Table 2: The counters with at least 1000 counts who have the lowest and highest ratio of counts to gets.
Username	Counts	Gets	Counts / Gets
boxofkangaroos	3704	38	97
Maniac_34	10870	70	155
Sharpeye468	6877	31	222
Damnified	1566	7	224
Unknow3n	1688	7	241
a-username-for-me	10465	2	5232
idunnowhy9000	10824	2	5412
zvrizdinus	5746	1	5746
whit4you	11663	2	5832
949paintball	10611	1	10611

The Overall Counting Distribution

I promised to write about a distribution of counts, and so far I’ve mainly written about what numbers individual counters have or have not counted. And there hasn’t been a single graph yet! But I promise that’s about to change. A fun thing to look at first is how many people have counted each number from 1 to 1000. It wouldn’t be far-fetched to assume that each number had been counted by roughly the same amount of people, but that’s not at all what happens. Figure 1 has the details.

Code to make the plot

aggregated = counts.groupby("position")["username"].nunique().to_frame()
labels = {"position": "Thread position", "username": "Number of different counters"}
fig = px.line(
    aggregated.reset_index(), x="position", y="username", labels=labels
)
fig.update_xaxes(range=[0, 1000])
fig.show()

Figure 1: The amount of people who have counted each number. You can see a very sharp rise from the start of each thread to ~50, followed by a steady decline towards the get. The most popular number has been counted by more than twice as many people as the least popular.
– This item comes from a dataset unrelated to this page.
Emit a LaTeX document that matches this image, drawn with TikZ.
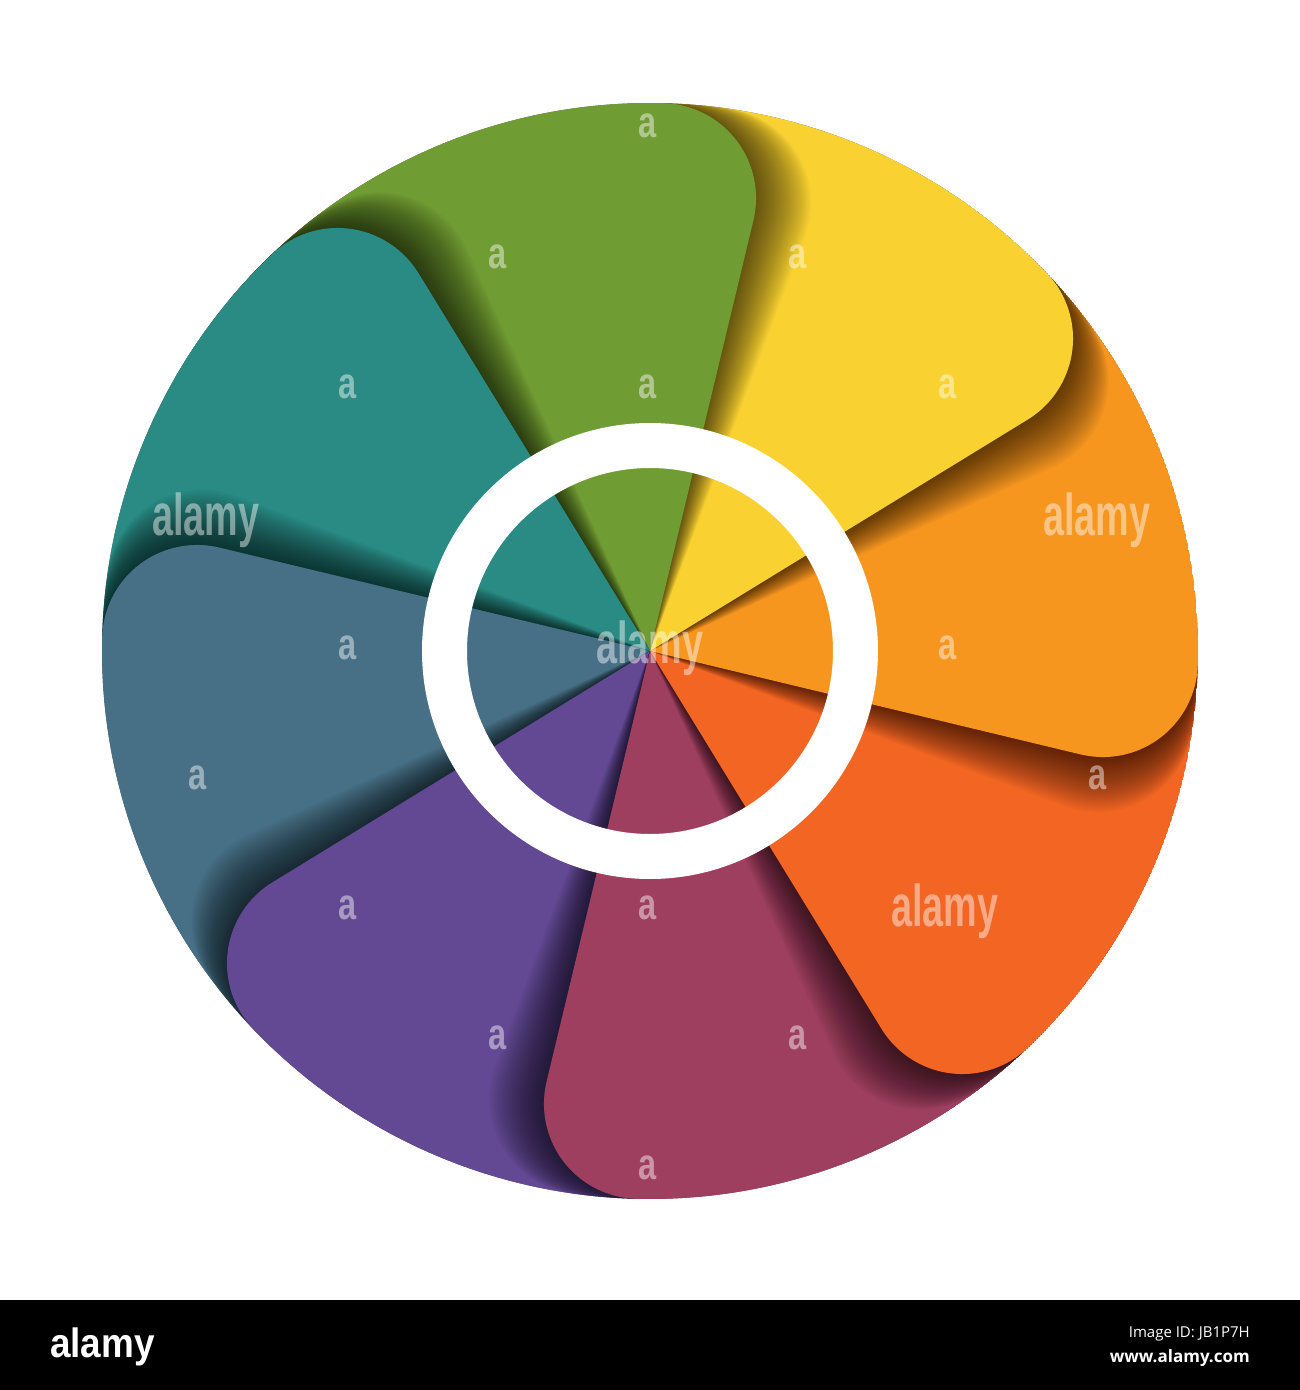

We can also look at the counting distributions for individual counters. Again, the default assumption would be that everybody has counted each number roughly the same number of times. Not too surprisingly, we see that this assumption holds better for some counters than it does for others. Figure 2 shows the counting distributions for the most and least regular counter, and you can really see the difference between the two.

The graph has been split into odds and evens, because there’s generally a consistent difference between those two series. Intuitively, that makes sense, since most counts are made in runs where a given user makes every second counts. It’s therefore not too strange that the behaviour at a value \(n\) is more similar to that at \(n - 2\) than at \(n - 1\).

Code to plot the distributions of the most and least regular counters

totals = complete[["username", "position"]].value_counts().unstack(level=0).fillna(0)
totals /= totals.mean()
variations = totals.agg("std").sort_values()
pair = totals[[variations.index[0], variations.index[-1]]].copy()
parity_columns = pair.index.to_series().apply(
    lambda x: pd.Series([["even", "odd"][x % 2], x - x % 2])
)
pair[["parity", "position"]] = parity_columns
labels = {
    "username": "Counter",
    "position": "Thread Position",
    "value": "Relative frequency",
    "parity": "Parity",
}
fig = px.line(
    pair.melt(id_vars=["parity", "position"]),
    color="username",
    line_dash="parity",
    x="position",
    y="value",
    labels=labels,
)
fig.show()

Figure 2: The normalized number of counts made at each value for the most and least regular counters. If every number had been counted exactly the same amount of times, there would be a flat line at y=1

We can quantify the difference for each counter through the Coefficient of Variation, which expresses how far their counting distribution is from uniform. Here’s a table of the five most and five least regular counters:

Code to make the table

headers = ["**Username**", "**Coefficient of Variation [%]**"]
df = pd.concat([100 * variations.head(), 100 * variations.tail()])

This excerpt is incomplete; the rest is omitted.